The "fiscal cliff" is artificial for two reasons -- one metaphorical, the other real. As a metaphor, the notion is just false. It suggests that the fall off in growth (the "cliff," as it were) will somehow be the fault as much of those who refuse to reduce the deficit (the liberals) as it will of those who refuse to increase taxes on the wealthy (the conservatives). But it won't be. The loss in growth -- and this is where the artificiality becomes real -- will be a function entirely of the austerity the suicide pact enforces. If taxes on middle incomers (but not the super-wealthy) go up and spending goes down, that is austerity and that is what kills growth and creates a new recession. If taxes on middle incomers do not rise and the spending cuts are targeted, you do not decrease growth; at the same time, you nominally lower the deficit by improving the government's balance sheet on the revenue side.

There are some signs the cliff will never be reached. Having lost the last two presidential elections (and five of the last six if you count 2000 correctly), the GOP is now being hoist on a demographic and ideological petard that it quickly needs to unshackle itself from if it is to win nationally in the future. This means appealing to more than the 1 percent (or their wannabes) and religious fundamentalists, ending its alienation of Hispanic voters, and becoming pro-growth.

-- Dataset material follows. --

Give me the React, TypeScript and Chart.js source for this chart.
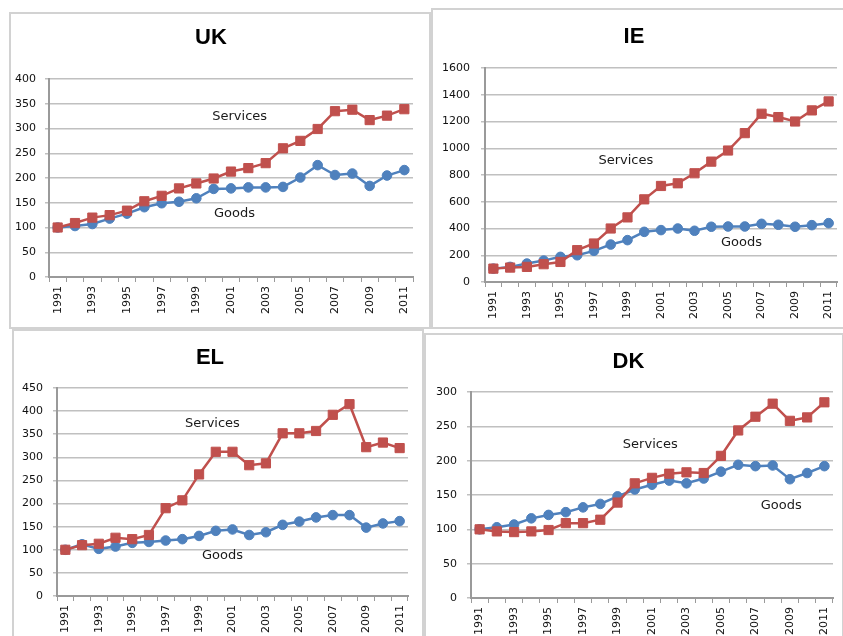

Obama is proposing a pro-growth and relatively painless give-up on their part -- the rich pay more but everyone else stays where they are and draconian spending cuts are significantly softened; he is doing this in a post-election world where the polls say voters will hold the GOP accountable, as they should, for the anti-growth austerity the "cliff" tries to mask.

This is, as Bill Kristol told them shortly after the election, hardly a bad deal for the GOP. It allows them to retain their no tax bona fides with most of the country and doesn't undermine long term deficit reduction.

They will probably accept it, or some version fairly close.

If not...

There are 21 shopping days 'til Christmas.